The next day, two detectives arrived at the school. They found the hole that DeSilva had dug in the floor. They found the chamber underneath the school. And most grizzly of all, they found the corpse of Gareth DeSilva, Jr. on the ancient gallows.
“We got all all the way out here for a suicide? What did we do to get this assignment Presario?”
“No idea, Wolverton.” And they called in an ambulance to pick up the body.

bloodcreature
06-30-2006, 07:20 AM
It was a good story. I work in a prison and stories about prison interest me. It kept my attention all the way through.

I would like to point out a couple of things. A prison doesn't have a "head guard", and there are a few, but small, grammar errors.

Good job.

The_Return
06-30-2006, 07:46 AM
Originally posted by bloodcreature
A prison doesn't have a "head guard"


Uh...this one does:p

As did the prison in The Green Mile novel, which is where 99.9% of my info on prisons is from.

AUSTIN316426808
06-30-2006, 08:26 AM
Originally posted by The_Return
Uh...this one does:p

As did the prison in The Green Mile novel, which is where 99.9% of my info on prisons is from.


If Hogwarts has a head wizard then I don't think your prison having a head guard is too much of a problem.



I thought this one was really good.

I'd have to say my favorite of the trio is 'Descent'.

bloodcreature
06-30-2006, 08:49 AM
It's your story. Of course, you can have a head guard if you want. I didn't catch that in the Green Mile... one of my favorites, by the way... I'm going to watch it again sinse you metioned it.


In real prisons a guard wouldn't be caught dead letting people call him a "head guard". He would here so many dirty knee jokes that his head would spin. No pun intended.

Miss Olivia
06-30-2006, 09:00 AM
I liked this story a lot. But with the way my brain works, I kept picturing the hangman from Blazing Saddles in The Hangman's place......stupid brain.:)

The_Return
09-19-2006, 04:42 PM
*

Felt like bumping the stories Ive posted. Ive written a couple more, will post some soon.

stygianwitch
09-20-2006, 02:48 AM
This was a good read too, my favourite is still Eyes of the Forest tho, look forward to reading your next set, hope you can type quicker than i can read, lol

Roderick Usher
09-20-2006, 08:47 AM
Good work Return. I'm glad to see you working hard on your craft.

I do have a few very general notes about your story telling.

You've obviously made the stylistic choice to leave gaps of logic (for dramatic and horrific effect) and a high level of ambiguity in your stroytelling - not a terrible thing.
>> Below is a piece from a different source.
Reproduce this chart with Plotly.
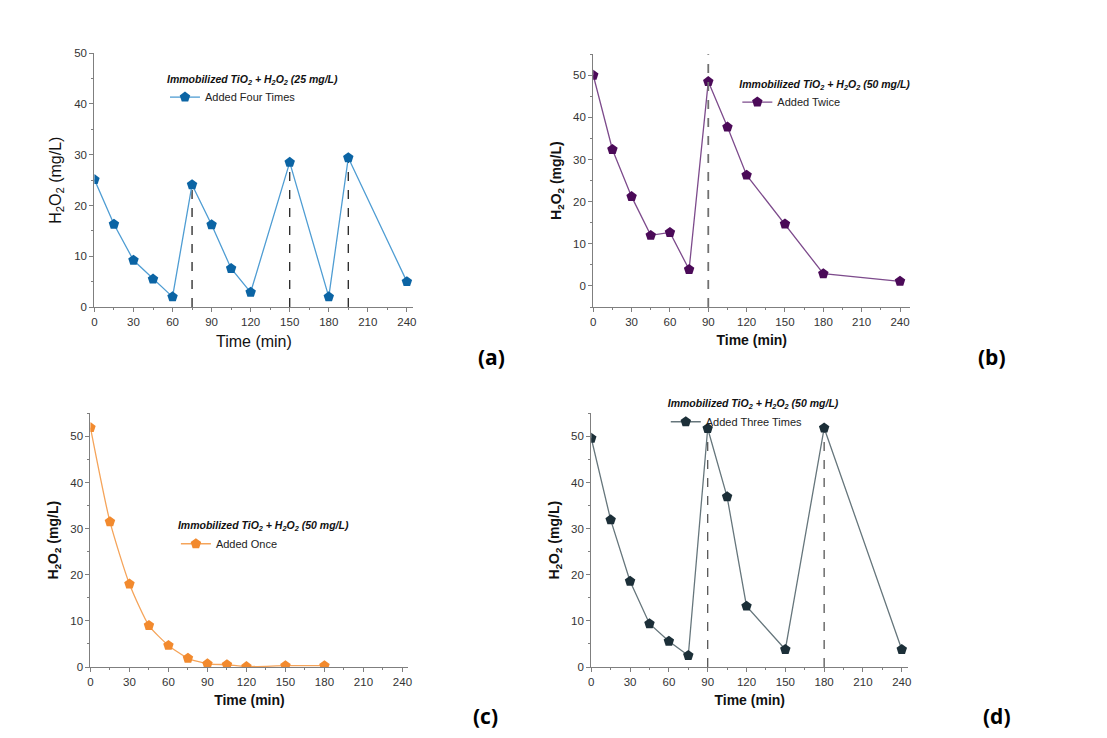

But I get he sense that you haven't quite figured out how and why the events in your stories occured.

Don't get me wrong, I love ambiguity, but it is paramount for you to know every answer to every queation that a reader may have. I'm NOT saying you should answer the readers' queations, I'm saying you should have all of the logic points solid in your head. THEN you can decide what to leave in and what to eliminate for dramatic effect.

You are off to a very good start, but always be mindful of structure and craft while shaping your work.

One more note. The stories all seemed too short by about half. The inclusion of a bit more narrative and a bit more plot development could elevate these shorts from "a good read" to "gripping."

Just my two cents.

Have you read Stephen King's "On Writing"? It's the best dissection of the craft I've encountered.